Paolo Bettini: 'Cycling had the courage to change'

Paolo Bettini believes professional cycling has had the courage to change after years of doping scandals, while other sports have struggled to face up to their problems.

Bettini was speaking at this year’s Tour Down Under, where he was a special guest at for the annual pre-race Legends’ dinner. The Tuscan-born Italian never raced the Tour Down Under during his career but was part of the Italian team that rode at the 2000 Sydney Olympics. He went on to win gold in the 2004 Olympics in Athens and enjoyed a prolific career between 1997 and 2008, winning the world title in 2006 and 2007 and five monument Classic victories during his career.

Bettini was Italian national coach between 2010 and 2014 but quit the prestigious position to create Fernando Alonso’s WorldTour team. The team never got off the ground but Bettini now reveals he had 15 riders committed the team before the project fell apart.

Without a full-time position in the sport, Bettini now works with Gazzetta dello Sport, commenting on races and has organised two stages of this year’s Tirreno-Adriatico near his home on the Tuscan coast. He is a close friend of Luca Paolini and also talked about the Katusha rider’s positive test for cocaine during the Tour de France.

“I think cycling in this moment is the best sport. It’s a very good sport. It’s impossible to say it’s totally clean, but the sport has worked hard to change the mentality,” Bettini told media at the Tour Down Under before the Legends’ dinner.

“Modern cycling had the courage to change, but other sports have not the courage for change. It’s impossible to say that the doping problem is finished, it’s important that the mentality has changed. All aspects of cycling have changed and they have a new approach to professional sport.”

Bettini admitted that he had witnessed the effects of doping on the sport, going as far as suggesting "we all felt at fault".

Bettini was also asked about the late Marco Pantani and his close friend Luca Paolini. The two rode together for several years, with Paolini helping Bettini win his world titles and Milan-San Remo.

“Pantani's story is the most difficult to explain, it wasn’t a problem with the sport but it was a life problem for Pantani,” Bettini suggested. “Marco had a big problem in his personal life. When he left cycling, he fell into his own problems. On the bike he was very strong, in his personal life, he was very weak.”

The end of the Alonso project

Bettini worked hard on the Alonso project in the winter of 2014 and was bitterly disappointed when the whole thing collapsed. He suggests the Spanish Formula One pilot’s problems during his final season at Ferrari derailed the project, leaving him high and dry.

“Whooooo – good question,” Bettini said when asked about the Alonso team.

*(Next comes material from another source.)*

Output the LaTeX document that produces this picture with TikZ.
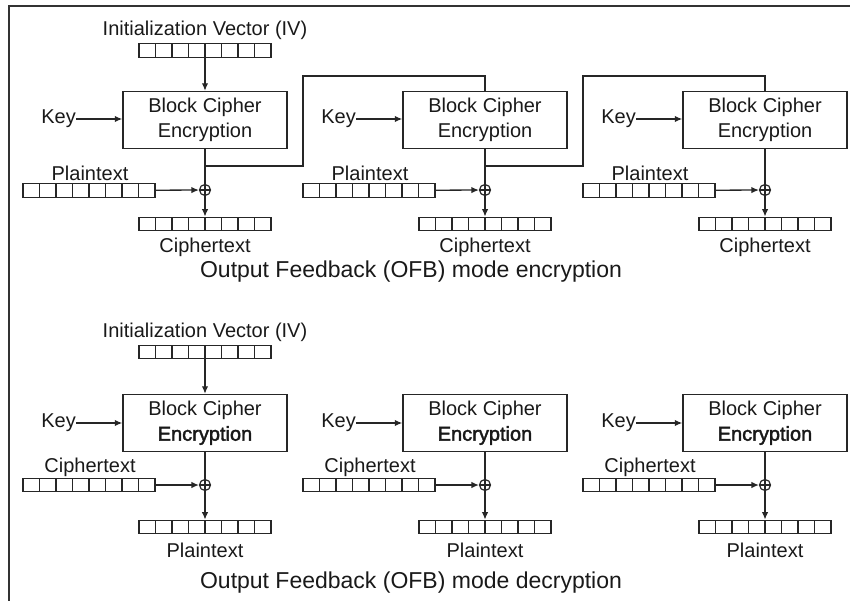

“Now it is finished. In 2014 we worked for five months on the structure of the team, it was 70 per cent completed, I was in contact with 15 riders with the preliminary contract, with directeurs sportifs, it was ready to go. Then in May 2014, it all finished, I don’t know why.

“I think in 2014, there were many problems with Fernando in F1, to finish the contract with Ferrari, to have a new car for the 2015 season. There was a lot of confusion between Alonso’s manager and his entourage, for them it was a little game. For me it was not so easy. I had stopped working as the Italian national team to take on the project.”

Bettini apparently approached Peter Sagan, Tony Martin, Joaquim Rodriguez and others for the Alonso team. He now refuses to talk names but is still convinced the team would have been good for cycling.

"Out of respect for others, I cannot say the names," Bettini said. “But the Alonso project was going to be big, with a Formula 1 driver, it would have been big for cycling. The Fernando project was not just for a professional team, but for the women’s team, a young team, not only for cycling, but for other projects. That was the idea behind this project."